Bearded Dragon

CARE SHEET

Bearded dragons are a medium sized lizard originating in Australia. They are generally very tame lizards who enjoy human interaction

Bearded dragons are very fertile breeders and the females can lay around 30 eggs several times a year. They breed so many due to their likeliness to get eaten by predators in the wild

Bearded dragons come in many colours and patterns known as ‘morphs’. Some of the morphs even change the amount and size of the scales which a dragon has. There are now many designer morphs which create full white, black and grey dragons

Bearded dragons are one of the most popular pets due to their friendly attitude. They do live a long time, and sadly dragons are one of the most re-homed species. We advise that customers consider how they will provide for a full life of care for their dragon before purchasing

HOUSING YOUR DRAGON

Bearded dragons enjoy a large terrestrial vivarium where they have lots of space to exhibit the behaviours which they would in the wild.

The minimum enclosure size for a baby dragon is a 3ft vivarium and the minimum for an adult is a 4ft vivarium although we advise a 4ft terrestrial vivarium which allows for extra depth giving your dragon even more space.

Dragons require a high percentage UVB and a hot heat lamp for basking, this mimics the level of UVB and heat which they would receive in the wild. We always recommend using a heat cage to prevent your dragon from being able to touch the bulb and burn itself. UVB tubes need replacing every 6-8 months as the light may continue to shine but the UVB runs out. Do not use a compact UVB with a dragon as they will not receive the correct amount of UVB which can cause significant health issues.

Provide a hide on the hot and cold side of the tank along with some décor, be careful with placing any live plants in the enclosure as the dragon will eat them. Use wood /bark/slate to create an elevation under the heat bulb so that they can bask. We recommend using a thermostat with all heat sources, especially with dragons as they require a large heat bulb and the thermostat will prevent the bulb from delivering too much heat.

Use a sand or desert substrate for your dragon, there are many options available including bio-active substrates. Provide cork, rocks and other décor for your dragon to climb on. Provide a water bowl and a bowl for veg/salad leaves.

HANDLING YOUR DRAGON:

Bearded dragons are known to be one of the tamest species of lizard available on the market. However, we should treat all animals gently, especially with a new pet. We recommend you handle your dragon inside the enclosure if small to avoid it from running away if it runs out of your hand. Once the dragon is used to you and you have a routine established, you can begin bringing the dragon out. We recommend handling your dragon 2-3 times a week at the same time. Due to their need for high temperatures, we recommend keeping a dragon out of its enclosure for a maximum of 30 minutes.

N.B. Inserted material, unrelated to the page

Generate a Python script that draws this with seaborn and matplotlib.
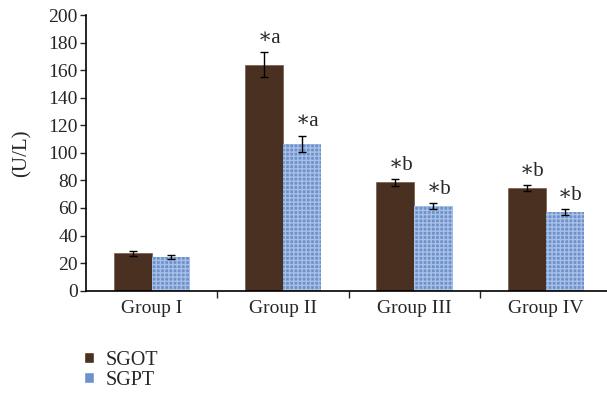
import numpy as np
import pandas as pd
import matplotlib
matplotlib.use("Agg")
import matplotlib.pyplot as plt
import seaborn as sns

groups = ["Group I", "Group II", "Group III", "Group IV"]
sgot = [27, 164, 78.5, 74.5]
sgpt = [24.5, 106.5, 61.5, 57]
sgot_err = [2, 9, 2.5, 2]
sgpt_err = [1.5, 6, 2, 2]
sgot_sig = ["", "∗a", "∗b", "∗b"]
sgpt_sig = ["", "∗a", "∗b", "∗b"]

df = pd.DataFrame({
    "group": groups * 2,
    "enzyme": ["SGOT"] * 4 + ["SGPT"] * 4,
    "value": sgot + sgpt,
})
errs = sgot_err + sgpt_err
sigs = sgot_sig + sgpt_sig

sns.set_style("white")
plt.rcParams["font.family"] = ["Liberation Serif", "DejaVu Serif"]

fig = plt.figure(figsize=(6.07, 3.98), dpi=100)
ax = fig.add_axes([0.1417, 0.2696, 0.87, 0.6927])

pal = {"SGOT": "#4a3020", "SGPT": "#6d91cd"}
sns.barplot(data=df, x="group", y="value", hue="enzyme", palette=pal,
            errorbar=None, width=0.58, saturation=1, ax=ax, legend=True)

# texture-ish hatching
for i, p in enumerate(ax.patches[:8]):
    if i < 4:
        p.set_hatch("")
        p.set_edgecolor("#6b4a35")
        p.set_linewidth(0.4)
    else:
        p.set_hatch("++++")
        p.set_edgecolor("#a9c0e6")
        p.set_linewidth(0)

for p, e, s in zip(ax.patches[:8], errs, sigs):
    cx = p.get_x() + p.get_width() / 2
    h = p.get_height()
    ax.errorbar(cx, h, yerr=e, color="black", capsize=3, elinewidth=1, capthick=1)
    if s:
        ax.annotate(s, (cx, h + e), xytext=(4, 3), textcoords="offset points",
                    ha="center", va="bottom", fontsize=15)

ax.set_ylim(0, 200)
ax.set_yticks(np.arange(0, 201, 20))
ax.set_xlim(-0.5, 3.5 + 0.02)
ax.set_xlabel("")
ax.set_ylabel("(U/L)", fontsize=15, labelpad=12)
ax.tick_params(axis="y", labelsize=14, length=4, width=1, direction="out", left=True, pad=2)
ax.tick_params(axis="x", labelsize=14, length=0, pad=7)
ax.set_xticks([0.5, 1.5, 2.5], minor=True)
ax.tick_params(axis="x", which="minor", length=5, width=1, direction="out", bottom=True)
for sp in ["top", "right"]:
    ax.spines[sp].set_visible(False)
for sp in ["left", "bottom"]:
    ax.spines[sp].set_color("black")
    ax.spines[sp].set_linewidth(1.2)

handles, labels = ax.get_legend_handles_labels()
ax.get_legend().remove()
fig.legend(handles, labels, loc="center left", bbox_to_anchor=(0.125, 0.07),
           frameon=False, fontsize=14.5, handlelength=0.5, handleheight=0.5,
           handletextpad=0.6, labelspacing=0.05, borderaxespad=0)

fig.savefig("out.png", dpi=100)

Try not to handle your dragon when it is full of food as this can be uncomfortable for your dragon and it may poo on you. Dragons love a bath, this can be a great opportunity for bonding between pet and owner.

GENERAL CARE

Genus, Species Pogona vitticeps
Adult Size 18-20 inches
Habitat Desert
Lifespan 10-15+ Years
Diet Insects dusted with calcium powder every other day, Veg daily
Ambient Temp (f) 82-88
Basking Temp (f) 95-110
Humidity (%) 30-40
Locality Australian Difficulty 2
Breeding Age 18 months old
Social Structure Live alone except breeding times

SHOPPING LIST

SEXING YOUR DRAGON:

Bearded dragons can be hard to sex for the first 3 –6 months until their genitals grow and become visual.


Like many lizards, dragons can be sexed by looking between their legs. Males will have large waxy pores in a V shape and presence of the hemipenes can usually be seen at the bottom of the tail behind the vent.

Gently secure your dragon and turn upside down to see between the back legs. Female bearded dragons also display pores meaning that it can be difficult to sex your dragon until it is larger and the pores become more visible.  Take care not to grab the tail when sexing your dragon.

HEALTH CHECK

Eyes- Eyes are clear with no sign of puss, inflammation or milky appearance. Eyes are free of black spots in corners which could signify mites.

Skin- The skin is clear of shed and there are no cuts or scrapes on the dragons skin. Occasionally locusts or crickets can nip the skin of the dragon. Always remove live food that is not eaten after the dragons meal to prevent further bites and stress which can stop your dragon eating.

Limbs- All the limbs are moving correctly and the dragon is able to walk and move normally. Dragons can suffer from a condition called MBD (metabolic bone disease). This occurs when dragons do not have enough calcium D3 and causes their bones to grow abnormally, eventually restricting their movements. MBD cannot be reversed so always dust livefood with calcium at least twice a week to avoid MBD occurring.

Weight- Many dragons in captivity are overweight which is generally a result of the dragon being fed on worms alone or fed too often. Feed your dragon a mixed diet of locusts, crickets and mealworms as a treat.